Thanks Nancy for your thoughts on this article...nicely said. For me, its the individual's intention while meditating thats important. If people are going to be consumed by looking a certain way or by the brands that they wear while meditating then they are seriously missing the point. Intention is an important point to consider before you sit down onto the meditation cushion and its too bad that we have people that think that they need to wear $1000 pants. As long as you are comfortable and set a personal intention of developing a less fixated mind then the rest doesnt matter.

Meditating

To feel good is no different than meditating to look good. Both are selfish ends, rooted in materialism.

response

i disagree, meditating because one has a genuine heartfelt wish to be happy or "feel good", which is what i think the author is speaking about can be rooted in compassion for oneself and all beings, and can be informed by the wisdom of the Dharma

it's our nature to feel good

our inherent nature is joyful and interconnected. sorting through the sludge of anxiety and desires gets you there.
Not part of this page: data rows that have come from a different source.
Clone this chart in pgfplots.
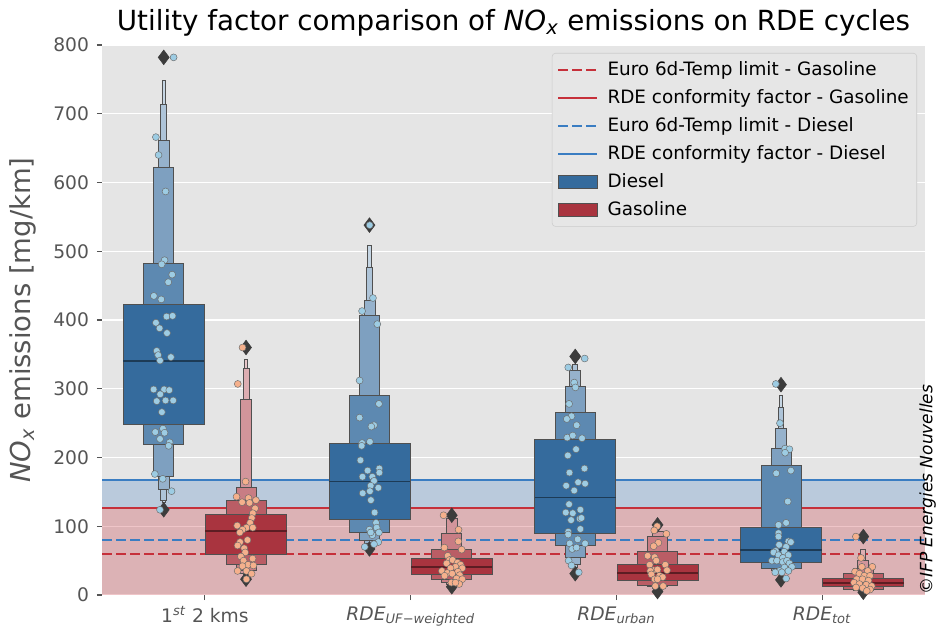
\documentclass[border=0pt]{standalone}
\usepackage{fontspec}
\setmainfont{DejaVu Sans}
\usepackage{pgfplots}
\pgfplotsset{compat=1.18}

\definecolor{bg}{HTML}{E5E5E5}
\definecolor{tickgray}{HTML}{555555}
\definecolor{dsl}{HTML}{356B9D}
\definecolor{gas}{HTML}{A9343F}
\definecolor{lred}{HTML}{C6303A}
\definecolor{lblue}{HTML}{3A7DC2}
\definecolor{boxedge}{HTML}{505050}
\definecolor{ptblue}{HTML}{9DCCE3}
\definecolor{ptorange}{HTML}{F5B08C}
\definecolor{legedge}{HTML}{CCCCCC}
\definecolor{outl}{HTML}{3C3C3C}

% one letter-value level: centre, half width, low, high, fill
\newcommand{\lv}[5]{%
  \pgfmathsetmacro\xa{#1-#2}%
  \pgfmathsetmacro\xb{#1+#2}%
  \addplot[forget plot, fill=#5, draw=boxedge, line width=0.6pt]
    coordinates {(\xa,#3) (\xb,#3) (\xb,#4) (\xa,#4)} -- cycle;
}
% median line: centre, value, colour
\newcommand{\med}[3]{%
  \pgfmathsetmacro\xa{#1-0.197}%
  \pgfmathsetmacro\xb{#1+0.197}%
  \addplot[forget plot, draw=#3, line width=1.3pt] coordinates {(\xa,#2) (\xb,#2)};
}

\begin{document}
\begin{tikzpicture}
\begin{axis}[
  scale only axis, width=617.25pt, height=412.5pt,
  xmin=-0.5, xmax=3.5, ymin=0, ymax=800,
  clip=false,
  axis background/.style={fill=bg},
  axis line style={draw=none},
  xtick={0,1,2,3},
  xticklabels={1\textsuperscript{\textit{st}} 2 kms,
    \textit{RDE}\textsubscript{\textit{UF}−\textit{weighted}},
    \textit{RDE}\textsubscript{\textit{urban}},
    \textit{RDE}\textsubscript{\textit{tot}}},
  ytick={0,100,...,800},
  tick pos=left, tick align=outside, major tick length=3.75pt,
  tick style={draw=tickgray, line width=0.8pt},
  ymajorgrids, grid style={white, line width=1.1pt},
  tick label style={font=\fontsize{14}{16}\selectfont, text=tickgray},
  yticklabel style={xshift=-2.5pt},
  xticklabel style={yshift=-1.5pt},
  /pgf/number format/assume math mode=true,
  ylabel={\textit{NO}\textsubscript{\textit{x}} emissions [mg/km]},
  ylabel style={font=\fontsize{20.6}{24}\selectfont, text=tickgray},
  ylabel shift=6pt,
  title={Utility factor comparison of \textit{NO}\textsubscript{\textit{x}} emissions on RDE cycles},
  title style={font=\fontsize{20.8}{24}\selectfont, yshift=-3pt},
  legend style={at={(0.9903,0.9855)}, anchor=north east, fill=bg!95!white,
    draw=legedge, rounded corners=2.5pt, inner xsep=4pt, inner ysep=4.5pt,
    font=\fontsize{13.8}{16}\selectfont, row sep=5pt,
    /tikz/every odd column/.append style={column sep=5pt}},
  legend cell align=left,
]

% limit zones
\addplot[forget plot, fill=lred, fill opacity=0.28, draw=none]
  coordinates {(-0.5,0) (3.5,0) (3.5,126) (-0.5,126)} -- cycle;
\addplot[forget plot, fill=lblue, fill opacity=0.25, draw=none]
  coordinates {(-0.5,126) (3.5,126) (3.5,168) (-0.5,168)} -- cycle;

% limit lines
\addplot[forget plot, lred, line width=1.5pt, dash pattern=on 7.3pt off 3.2pt] coordinates {(-0.5,60) (3.5,60)};
\addplot[forget plot, lred, line width=1.5pt] coordinates {(-0.5,126) (3.5,126)};
\addplot[forget plot, lblue, line width=1.5pt, dash pattern=on 7.3pt off 3.2pt] coordinates {(-0.5,80) (3.5,80)};
\addplot[forget plot, lblue, line width=1.5pt] coordinates {(-0.5,168) (3.5,168)};

% ---- 1st 2 kms
\lv{-0.2}{0.008}{134}{748}{dsl!28!white}
\lv{-0.2}{0.015}{138}{714}{dsl!40!white}
\lv{-0.2}{0.027}{154}{661}{dsl!52!white}
\lv{-0.2}{0.049}{172}{622}{dsl!64!white}
\lv{-0.2}{0.097}{219}{483}{dsl!80!white}
\lv{-0.2}{0.197}{248}{423}{dsl}
\med{-0.2}{340}{dsl!55!black}
\lv{0.2}{0.008}{28}{343}{gas!28!white}
\lv{0.2}{0.015}{30}{329}{gas!40!white}
\lv{0.2}{0.027}{32}{285}{gas!52!white}
\lv{0.2}{0.049}{36}{157}{gas!64!white}
\lv{0.2}{0.097}{44}{138}{gas!80!white}
\lv{0.2}{0.197}{59}{117}{gas}
\med{0.2}{93}{gas!55!black}

% ---- RDE UF-weighted
\lv{0.8}{0.008}{70}{508}{dsl!28!white}
\lv{0.8}{0.015}{72}{476}{dsl!40!white}
\lv{0.8}{0.027}{75}{428}{dsl!52!white}
\lv{0.8}{0.049}{80}{406}{dsl!64!white}
\lv{0.8}{0.097}{91}{291}{dsl!80!white}
\lv{0.8}{0.197}{110}{221}{dsl}
\med{0.8}{165}{dsl!55!black}
\lv{1.2}{0.027}{16}{111}{gas!52!white}
\lv{1.2}{0.049}{18}{90}{gas!64!white}
\lv{1.2}{0.097}{23}{67}{gas!80!white}
\lv{1.2}{0.197}{30}{53}{gas}
\med{1.2}{41}{gas!55!black}

% ---- RDE urban
\lv{1.8}{0.012}{40}{335}{dsl!40!white}
\lv{1.8}{0.027}{45}{327}{dsl!52!white}
\lv{1.8}{0.049}{54}{304}{dsl!64!white}
\lv{1.8}{0.097}{72}{266}{dsl!80!white}
\lv{1.8}{0.197}{89}{227}{dsl}
\med{1.8}{142}{dsl!55!black}
\lv{2.2}{0.027}{10}{92}{gas!52!white}
\lv{2.2}{0.049}{12}{85}{gas!64!white}
\lv{2.2}{0.097}{14.5}{63}{gas!80!white}
\lv{2.2}{0.197}{21}{44}{gas}
\med{2.2}{31.5}{gas!55!black}

% ---- RDE tot
\lv{2.8}{0.008}{30}{290}{dsl!28!white}
\lv{2.8}{0.013}{32}{273}{dsl!40!white}
\lv{2.8}{0.027}{34}{242}{dsl!52!white}
\lv{2.8}{0.049}{36}{213}{dsl!64!white}
\lv{2.8}{0.097}{38}{189}{dsl!80!white}
\lv{2.8}{0.197}{47.5}{99}{dsl}
\med{2.8}{66}{dsl!55!black}
\lv{3.2}{0.012}{5}{67}{gas!40!white}
\lv{3.2}{0.027}{6}{51}{gas!52!white}
\lv{3.2}{0.049}{7}{38}{gas!64!white}
\lv{3.2}{0.097}{8}{31.5}{gas!80!white}
\lv{3.2}{0.197}{12}{24}{gas}
\med{3.2}{18}{gas!55!black}

% outliers
\addplot[forget plot, only marks, mark=diamond*, mark size=5.5pt, color=outl]
  coordinates {(-0.2,782) (-0.2,124) (0.2,360) (0.2,23) (0.8,538) (0.8,67)
  (1.2,116) (1.2,12) (1.8,347) (1.8,31) (2.2,102) (2.2,5) (2.8,306) (2.8,22)
  (3.2,85) (3.2,4)};

% strip points, diesel
\addplot[forget plot, only marks, mark=*, mark size=2.6pt,
  mark options={fill=ptblue, draw=gray!85!black, line width=0.35pt}]
  coordinates {
  (-0.152,782) (-0.238,666) (-0.225,640) (-0.191,587) (-0.196,487) (-0.210,481)
  (-0.159,466) (-0.178,455) (-0.248,435) (-0.212,430) (-0.186,405) (-0.157,406)
  (-0.238,396) (-0.220,388) (-0.184,381) (-0.234,355) (-0.227,349) (-0.218,341)
  (-0.165,346) (-0.249,299) (-0.198,299) (-0.173,298) (-0.217,292) (-0.234,282)
  (-0.191,283) (-0.154,283) (-0.209,266) (-0.204,242) (-0.241,237) (-0.196,236)
  (-0.218,227) (-0.171,222) (-0.176,217) (-0.243,176) (-0.205,169) (-0.162,151)
  (-0.218,124)
  (0.801,538) (0.817,432) (0.764,413) (0.838,394) (0.752,312) (0.846,278)
  (0.752,258) (0.822,247) (0.809,245) (0.764,221) (0.802,223) (0.762,217)
  (0.756,196) (0.791,181) (0.848,184) (0.848,178) (0.766,172) (0.814,172)
  (0.822,166) (0.806,159) (0.843,156) (0.802,151) (0.767,148) (0.807,138)
  (0.825,120) (0.832,105) (0.835,98) (0.800,95) (0.846,91) (0.814,87)
  (0.806,91) (0.843,77) (0.822,74) (0.777,70)
  (1.846,344) (1.766,331) (1.795,309) (1.801,302) (1.770,278) (1.782,260)
  (1.759,256) (1.807,247) (1.761,229) (1.788,232) (1.833,228) (1.804,212)
  (1.764,203) (1.845,184) (1.772,178) (1.814,164) (1.848,162) (1.756,159)
  (1.795,152) (1.770,132) (1.754,120) (1.788,119) (1.825,124) (1.780,109)
  (1.822,111) (1.830,112) (1.825,96) (1.766,92) (1.766,88) (1.812,81)
  (1.848,75) (1.773,75) (1.785,67) (1.806,69) (1.768,50) (1.782,43) (1.817,33)
  (2.775,307) (2.795,250) (2.820,213) (2.841,212) (2.820,207) (2.777,177)
  (2.848,181) (2.833,136) (2.825,105) (2.788,102) (2.788,90) (2.788,85)
  (2.836,78) (2.791,73) (2.848,77) (2.825,70) (2.775,64) (2.816,63)
  (2.764,62) (2.788,58) (2.836,58) (2.809,54) (2.756,50) (2.780,50)
  (2.809,48) (2.829,50) (2.841,46) (2.853,41) (2.817,40) (2.793,35)
  (2.772,33) (2.804,33) (2.836,35) (2.825,24)
  };

% strip points, gasoline
\addplot[forget plot, only marks, mark=*, mark size=2.6pt,
  mark options={fill=ptorange, draw=gray!85!black, line width=0.35pt}]
  coordinates {
  (0.183,360) (0.160,307) (0.198,165) (0.154,143) (0.181,135) (0.212,141)
  (0.248,138) (0.217,134) (0.244,126) (0.233,119) (0.228,112) (0.220,105)
  (0.202,98) (0.233,98) (0.157,101) (0.183,95) (0.170,91) (0.207,80)
  (0.171,77) (0.159,72) (0.191,68) (0.196,62) (0.175,56) (0.232,53)
  (0.188,50) (0.210,44) (0.183,42) (0.236,43) (0.159,35) (0.202,35)
  (0.227,31) (0.202,23)
  (1.160,116) (1.233,95) (1.164,69) (1.232,78) (1.248,66) (1.180,57)
  (1.189,51) (1.204,51) (1.228,47) (1.175,46) (1.243,44) (1.218,41)
  (1.194,39) (1.251,39) (1.152,35) (1.230,34) (1.178,32) (1.202,31)
  (1.239,29) (1.165,28) (1.223,24) (1.251,23) (1.198,18) (1.236,16) (1.218,18)
  (2.198,100) (2.184,94) (2.243,89) (2.204,76) (2.181,71) (2.152,57)
  (2.186,55) (2.194,50) (2.162,44) (2.238,44) (2.181,36) (2.165,35)
  (2.200,37) (2.246,36) (2.170,30) (2.210,28) (2.225,26) (2.186,23)
  (2.200,23) (2.227,13) (2.189,13)
  (3.164,85) (3.189,54) (3.244,41) (3.193,41) (3.160,34) (3.222,35)
  (3.181,31) (3.205,28) (3.233,28) (3.168,23) (3.196,23) (3.225,21)
  (3.155,18) (3.181,16) (3.214,15) (3.241,13) (3.165,11) (3.197,10)
  (3.233,8) (3.217,6)
  };

% legend
\addlegendimage{legend image code/.code={\draw[lred, line width=1.5pt, dash pattern=on 7.3pt off 3.2pt] (0pt,0pt) -- (29pt,0pt);}}
\addlegendentry{Euro 6d-Temp limit - Gasoline}
\addlegendimage{legend image code/.code={\draw[lred, line width=1.5pt] (0pt,0pt) -- (29pt,0pt);}}
\addlegendentry{RDE conformity factor - Gasoline}
\addlegendimage{legend image code/.code={\draw[lblue, line width=1.5pt, dash pattern=on 7.3pt off 3.2pt] (0pt,0pt) -- (29pt,0pt);}}
\addlegendentry{Euro 6d-Temp limit - Diesel}
\addlegendimage{legend image code/.code={\draw[lblue, line width=1.5pt] (0pt,0pt) -- (29pt,0pt);}}
\addlegendentry{RDE conformity factor - Diesel}
\addlegendimage{legend image code/.code={\draw[sharp corners, fill=dsl, draw=boxedge, line width=0.6pt] (0pt,-5pt) rectangle (29pt,5pt);}}
\addlegendentry{Diesel}
\addlegendimage{legend image code/.code={\draw[sharp corners, fill=gas, draw=boxedge, line width=0.6pt] (0pt,-5pt) rectangle (29pt,5pt);}}
\addlegendentry{Gasoline}

\node[rotate=90, anchor=south west, inner sep=0pt, font=\itshape\fontsize{12.75}{15}\selectfont]
  at (rel axis cs:1.0135,0) {©IFP Energies Nouvelles};
\end{axis}
\pgfresetboundingbox
\path[use as bounding box] ([xshift=-76.5pt, yshift=-28.5pt]current axis.south west)
  rectangle ([xshift=11.25pt, yshift=33.75pt]current axis.north east);
\end{tikzpicture}
\end{document}
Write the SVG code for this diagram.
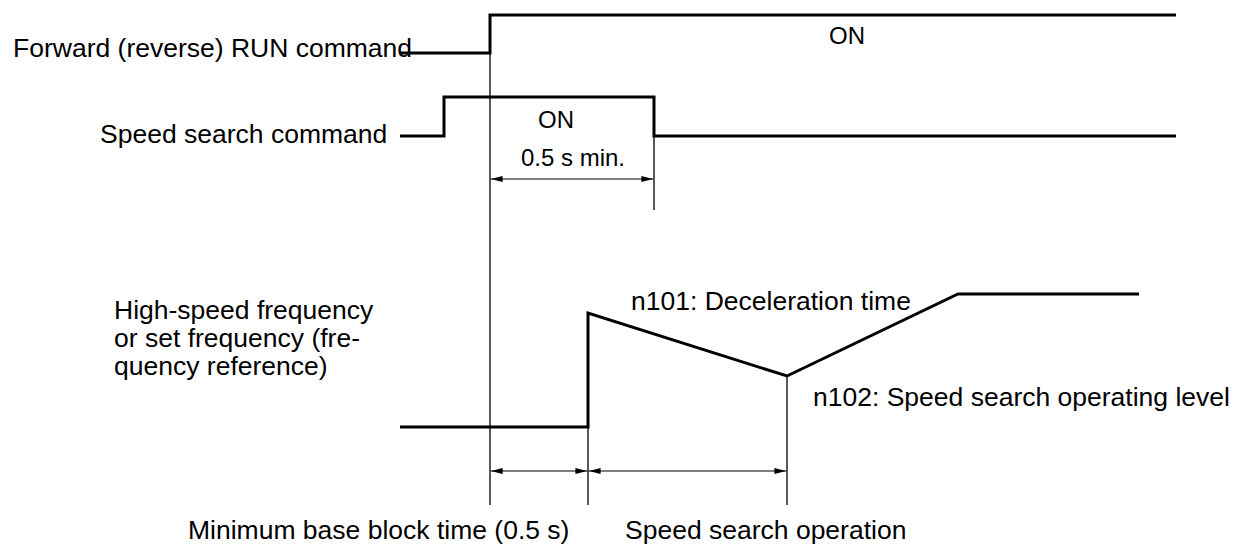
<svg xmlns="http://www.w3.org/2000/svg" width="1236" height="545" viewBox="0 0 1236 545">
<style>
text{font-family:"Liberation Sans",Arial,sans-serif;font-size:26.5px;fill:#000}
.sm{font-size:24px}
.sig{fill:none;stroke:#000;stroke-width:3;stroke-linejoin:miter}
.thin{fill:none;stroke:#000;stroke-width:1.3}
.dim{fill:none;stroke:#000;stroke-width:1;marker-start:url(#ah);marker-end:url(#ah)}
</style>
<defs>
<marker id="ah" viewBox="0 0 12 6" refX="12" refY="3" markerWidth="12" markerHeight="6" markerUnits="userSpaceOnUse" orient="auto-start-reverse">
<path d="M0,0 L12,3 L0,6 Z" fill="#000"/>
</marker>
</defs>
<g id="labels">
<text id="lbl-run" x="13" y="57">Forward (reverse) RUN command</text>
<text id="lbl-ss" x="100" y="143">Speed search command</text>
<text id="lbl-freq" x="114" y="319">High-speed frequency<tspan x="114" dy="28">or set frequency (fre-</tspan><tspan x="114" dy="28">quency reference)</tspan></text>
<text id="lbl-on1" class="sm" x="829" y="44">ON</text>
<text id="lbl-on2" class="sm" x="538" y="128">ON</text>
<text id="lbl-min" class="sm" x="521" y="166">0.5 s min.</text>
<text id="lbl-n101" x="631" y="310">n101: Deceleration time</text>
<text id="lbl-n102" x="813" y="406">n102: Speed search operating level</text>
<text id="lbl-bb" x="188" y="539">Minimum base block time (0.5 s)</text>
<text id="lbl-sso" x="625" y="539">Speed search operation</text>
</g>
<g id="signals">
<polyline id="sig-run" class="sig" points="400,53 490,53 490,15 1176,15"/>
<polyline id="sig-ss" class="sig" points="400,136 444,136 444,97 654,97 654,136 1176,136"/>
<polyline id="sig-freq" class="sig" points="400,427 588,427 588,313 787,376 958,294 1139,294"/>
</g>
<g id="connectors">
<line class="thin" x1="490" y1="15" x2="490" y2="505"/>
<line class="thin" x1="654" y1="97" x2="654" y2="210"/>
<line class="thin" x1="588" y1="427" x2="588" y2="505"/>
<line class="thin" x1="787" y1="376" x2="787" y2="505"/>
<line class="dim" x1="490.6" y1="179" x2="653.4" y2="179"/>
<line class="dim" x1="490.6" y1="471" x2="587.4" y2="471"/>
<line class="dim" x1="588.6" y1="471" x2="786.4" y2="471"/>
</g>
</svg>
The Buddha taught a path to end suffering. If the end of suffering doesn't feel good, it's still suffering.

Meditating

To feel good is no different than meditating to look good. Both are selfish ends, rooted in materialism.

why be mad?

I don't really see the point in being mad about it. I mean hell, if meditation if going to turn into the latest trend, I'd rather have that as a trend than drugs. Like it or not, there will really be people buying these clothes - there's probably a market for it. And who's to say that at first someone buys these in a very materialistic way. If they walk into the Shambhala Center on Tuesday night (where I work) and ask me for meditation instruction, and the clothes are how they got here, I personally, don't mind. I would rather have meditation be trendy than unheard of. Because at least there's a chance that people will come and learn what it is really about.

Could not agree more.

I saw that article yesterday and had a variety of reactions to it, none terribly positive. I had to take a deep breath. I couldn't believe how easily the point could be missed. At the end of the day, I believe in the power of meditation and I guess that if it becomes "trendy" and that encourages more people to try it, it's a good thing. Hopefully, they realise that they don't need $1000 pants to do it.

Jajaja! Ho, Haiku!

I meditated with $1000 outfit,
I meditate naked,

Buddha nature, same...

Aflicted emotions, same...

yoga pants from walmart

I wear $10 yoga pants from walmart. They don't bind at the knees and tthats all I need. People capitalizing on zen clothes are nasty.

We never learn

Our pop culture, consumerist society will try to ruin anything. I just have to laugh ( or cry ).

Dan @ ZenPresence.com

I saw your tweet about this

I saw your tweet about this article, read it, and my first reaction was along the lines of RUFKM :)

That meditation may become the brand new panacea trend for harried yuppies and socialites wearing $200 yoga pants--and the superficial overtures of pursuing "inner peace"--just begs the crud outta me.